[START OF Dataset section]

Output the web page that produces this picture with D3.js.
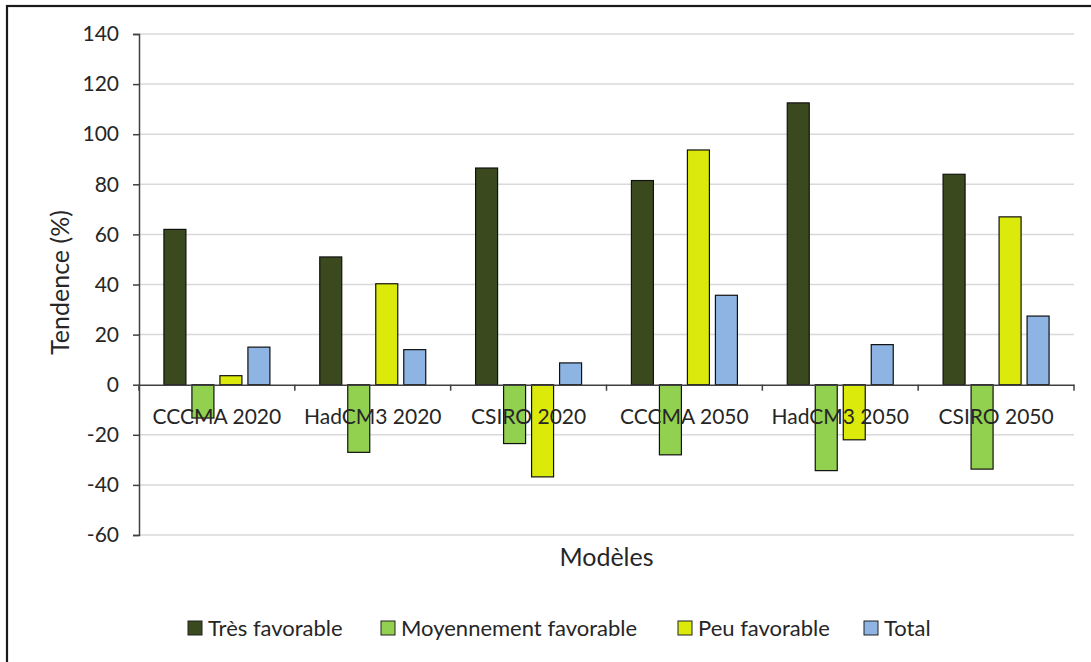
<!DOCTYPE html>
<html>
<head>
<meta charset="utf-8">
<script src="https://cdn.jsdelivr.net/npm/d3@7"></script>
<style>
  html, body { margin: 0; padding: 0; background: #fff; }
  svg { display: block; }
  text { font-family: Lato, "Noto Sans", sans-serif; fill: #262626; }
</style>
</head>
<body>
<svg id="chart" width="1091" height="662"></svg>
<script>
const categories = ["CCCMA 2020", "HadCM3 2020", "CSIRO 2020", "CCCMA 2050", "HadCM3 2050", "CSIRO 2050"];
const seriesNames = ["Très favorable", "Moyennement favorable", "Peu favorable", "Total"];
const tresFavorable = [62, 51, 86.5, 81.5, 112.5, 84];
const moyennementFavorable = [-13.3, -27, -23.5, -28, -34.3, -33.7];
const peuFavorable = [3.6, 40.3, -36.8, 93.7, -22, 67];
const total = [15, 14, 8.7, 35.7, 16, 27.4];
const seriesColors = ["#3b4a1e", "#92d050", "#dbea0a", "#8db4e2"];
const yTicks = [-60, -40, -20, 0, 20, 40, 60, 80, 100, 120, 140];
const yTitle = "Tendence (%)";
const xTitle = "Modèles";

const seriesValues = [tresFavorable, moyennementFavorable, peuFavorable, total];

const svg = d3.select("#chart");
const plot = { left: 139, right: 1074, top: 34, bottom: 535 };

// outer border (only left and top visible)
svg.append("rect")
  .attr("x", 7).attr("y", 6)
  .attr("width", 1200).attr("height", 800)
  .attr("fill", "none")
  .attr("stroke", "#1a1a1a")
  .attr("stroke-width", 2.2);

const x = d3.scaleBand().domain(categories).range([plot.left, plot.right]).paddingInner(0).paddingOuter(0);
const xs = d3.scaleBand().domain(seriesNames).range([0, x.bandwidth()]).paddingInner(0.2143).paddingOuter(0.89);
const y = d3.scaleLinear().domain([-60, 140]).range([plot.bottom, plot.top]);

// gridlines
svg.append("g").selectAll("line")
  .data(yTicks.filter(d => d !== 0))
  .join("line")
  .attr("x1", plot.left).attr("x2", plot.right)
  .attr("y1", d => y(d)).attr("y2", d => y(d))
  .attr("stroke", "#d9d9d9").attr("stroke-width", 1.5);

// bars
const data = [];
categories.forEach((c, i) => {
  seriesNames.forEach((s, j) => {
    data.push({ cat: c, series: s, value: seriesValues[j][i], color: seriesColors[j] });
  });
});

svg.append("g").selectAll("rect")
  .data(data)
  .join("rect")
  .attr("x", d => x(d.cat) + xs(d.series))
  .attr("width", xs.bandwidth())
  .attr("y", d => y(Math.max(0, d.value)))
  .attr("height", d => Math.abs(y(d.value) - y(0)))
  .attr("fill", d => d.color)
  .attr("stroke", "#111")
  .attr("stroke-width", 1.2);

// y axis
const yAxis = d3.axisLeft(y).tickValues(yTicks).tickSize(6).tickPadding(14).tickFormat(d3.format("d"));
const gy = svg.append("g").attr("transform", `translate(${plot.left},0)`).call(yAxis);
gy.select(".domain").attr("stroke", "#404040").attr("stroke-width", 1.5);
gy.selectAll(".tick line").attr("stroke", "#404040").attr("stroke-width", 1.5);
gy.selectAll(".tick text").style("font-family", "Lato, 'Noto Sans', sans-serif").style("font-size", "21px").attr("fill", "#262626");
gy.selectAll(".tick text").text(d => d < 0 ? "-" + Math.abs(d) : d);

// x axis at zero
const xAxis = d3.axisBottom(x).tickSize(0).tickFormat("");
const gx = svg.append("g").attr("transform", `translate(0,${y(0)})`).call(xAxis);
gx.select(".domain").attr("stroke", "#404040").attr("stroke-width", 1.5);
// category boundary ticks
const bounds = [plot.left].concat(categories.map(c => x(c) + x.bandwidth()));
gx.selectAll(".bound").data(bounds).join("line")
  .attr("class", "bound")
  .attr("x1", d => d).attr("x2", d => d)
  .attr("y1", 0).attr("y2", 6)
  .attr("stroke", "#404040").attr("stroke-width", 1.5);
// category labels
svg.append("g").selectAll("text")
  .data(categories)
  .join("text")
  .attr("x", d => x(d) + x.bandwidth() / 2)
  .attr("y", 424)
  .attr("text-anchor", "middle")
  .style("font-size", "21px")
  .text(d => d);

// axis titles
svg.append("text")
  .attr("transform", `translate(69,${(plot.top + plot.bottom) / 2 - 2}) rotate(-90)`)
  .attr("text-anchor", "middle")
  .style("font-size", "25px")
  .text(yTitle);

svg.append("text")
  .attr("x", (plot.left + plot.right) / 2)
  .attr("y", 566)
  .attr("text-anchor", "middle")
  .style("font-size", "25px")
  .text(xTitle);

// legend
const legendX = [188, 381, 678, 864];
const lg = svg.append("g").selectAll("g")
  .data(seriesNames)
  .join("g")
  .attr("transform", (d, i) => `translate(${legendX[i]},628)`);
lg.append("rect")
  .attr("x", 0).attr("y", -7)
  .attr("width", 14).attr("height", 14)
  .attr("fill", (d, i) => seriesColors[i])
  .attr("stroke", "#222").attr("stroke-width", 1);
lg.append("text")
  .attr("x", 20).attr("y", 8)
  .style("font-size", "22px")
  .text(d => d);
</script>
</body>
</html>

[END OF Dataset section]

Repeat the listing above exactly, with no pictures.

» Written response:
Output the web page that produces this picture with D3.js.
<!DOCTYPE html>
<html>
<head>
<meta charset="utf-8">
<script src="https://cdn.jsdelivr.net/npm/d3@7"></script>
<style>
  html, body { margin: 0; padding: 0; background: #fff; }
  svg { display: block; }
  text { font-family: Lato, "Noto Sans", sans-serif; fill: #262626; }
</style>
</head>
<body>
<svg id="chart" width="1091" height="662"></svg>
<script>
const categories = ["CCCMA 2020", "HadCM3 2020", "CSIRO 2020", "CCCMA 2050", "HadCM3 2050", "CSIRO 2050"];
const seriesNames = ["Très favorable", "Moyennement favorable", "Peu favorable", "Total"];
const tresFavorable = [62, 51, 86.5, 81.5, 112.5, 84];
const moyennementFavorable = [-13.3, -27, -23.5, -28, -34.3, -33.7];
const peuFavorable = [3.6, 40.3, -36.8, 93.7, -22, 67];
const total = [15, 14, 8.7, 35.7, 16, 27.4];
const seriesColors = ["#3b4a1e", "#92d050", "#dbea0a", "#8db4e2"];
const yTicks = [-60, -40, -20, 0, 20, 40, 60, 80, 100, 120, 140];
const yTitle = "Tendence (%)";
const xTitle = "Modèles";

const seriesValues = [tresFavorable, moyennementFavorable, peuFavorable, total];

const svg = d3.select("#chart");
const plot = { left: 139, right: 1074, top: 34, bottom: 535 };

// outer border (only left and top visible)
svg.append("rect")
  .attr("x", 7).attr("y", 6)
  .attr("width", 1200).attr("height", 800)
  .attr("fill", "none")
  .attr("stroke", "#1a1a1a")
  .attr("stroke-width", 2.2);

const x = d3.scaleBand().domain(categories).range([plot.left, plot.right]).paddingInner(0).paddingOuter(0);
const xs = d3.scaleBand().domain(seriesNames).range([0, x.bandwidth()]).paddingInner(0.2143).paddingOuter(0.89);
const y = d3.scaleLinear().domain([-60, 140]).range([plot.bottom, plot.top]);

// gridlines
svg.append("g").selectAll("line")
  .data(yTicks.filter(d => d !== 0))
  .join("line")
  .attr("x1", plot.left).attr("x2", plot.right)
  .attr("y1", d => y(d)).attr("y2", d => y(d))
  .attr("stroke", "#d9d9d9").attr("stroke-width", 1.5);

// bars
const data = [];
categories.forEach((c, i) => {
  seriesNames.forEach((s, j) => {
    data.push({ cat: c, series: s, value: seriesValues[j][i], color: seriesColors[j] });
  });
});

svg.append("g").selectAll("rect")
  .data(data)
  .join("rect")
  .attr("x", d => x(d.cat) + xs(d.series))
  .attr("width", xs.bandwidth())
  .attr("y", d => y(Math.max(0, d.value)))
  .attr("height", d => Math.abs(y(d.value) - y(0)))
  .attr("fill", d => d.color)
  .attr("stroke", "#111")
  .attr("stroke-width", 1.2);

// y axis
const yAxis = d3.axisLeft(y).tickValues(yTicks).tickSize(6).tickPadding(14).tickFormat(d3.format("d"));
const gy = svg.append("g").attr("transform", `translate(${plot.left},0)`).call(yAxis);
gy.select(".domain").attr("stroke", "#404040").attr("stroke-width", 1.5);
gy.selectAll(".tick line").attr("stroke", "#404040").attr("stroke-width", 1.5);
gy.selectAll(".tick text").style("font-family", "Lato, 'Noto Sans', sans-serif").style("font-size", "21px").attr("fill", "#262626");
gy.selectAll(".tick text").text(d => d < 0 ? "-" + Math.abs(d) : d);

// x axis at zero
const xAxis = d3.axisBottom(x).tickSize(0).tickFormat("");
const gx = svg.append("g").attr("transform", `translate(0,${y(0)})`).call(xAxis);
gx.select(".domain").attr("stroke", "#404040").attr("stroke-width", 1.5);
// category boundary ticks
const bounds = [plot.left].concat(categories.map(c => x(c) + x.bandwidth()));
gx.selectAll(".bound").data(bounds).join("line")
  .attr("class", "bound")
  .attr("x1", d => d).attr("x2", d => d)
  .attr("y1", 0).attr("y2", 6)
  .attr("stroke", "#404040").attr("stroke-width", 1.5);
// category labels
svg.append("g").selectAll("text")
  .data(categories)
  .join("text")
  .attr("x", d => x(d) + x.bandwidth() / 2)
  .attr("y", 424)
  .attr("text-anchor", "middle")
  .style("font-size", "21px")
  .text(d => d);

// axis titles
svg.append("text")
  .attr("transform", `translate(69,${(plot.top + plot.bottom) / 2 - 2}) rotate(-90)`)
  .attr("text-anchor", "middle")
  .style("font-size", "25px")
  .text(yTitle);

svg.append("text")
  .attr("x", (plot.left + plot.right) / 2)
  .attr("y", 566)
  .attr("text-anchor", "middle")
  .style("font-size", "25px")
  .text(xTitle);

// legend
const legendX = [188, 381, 678, 864];
const lg = svg.append("g").selectAll("g")
  .data(seriesNames)
  .join("g")
  .attr("transform", (d, i) => `translate(${legendX[i]},628)`);
lg.append("rect")
  .attr("x", 0).attr("y", -7)
  .attr("width", 14).attr("height", 14)
  .attr("fill", (d, i) => seriesColors[i])
  .attr("stroke", "#222").attr("stroke-width", 1);
lg.append("text")
  .attr("x", 20).attr("y", 8)
  .style("font-size", "22px")
  .text(d => d);
</script>
</body>
</html>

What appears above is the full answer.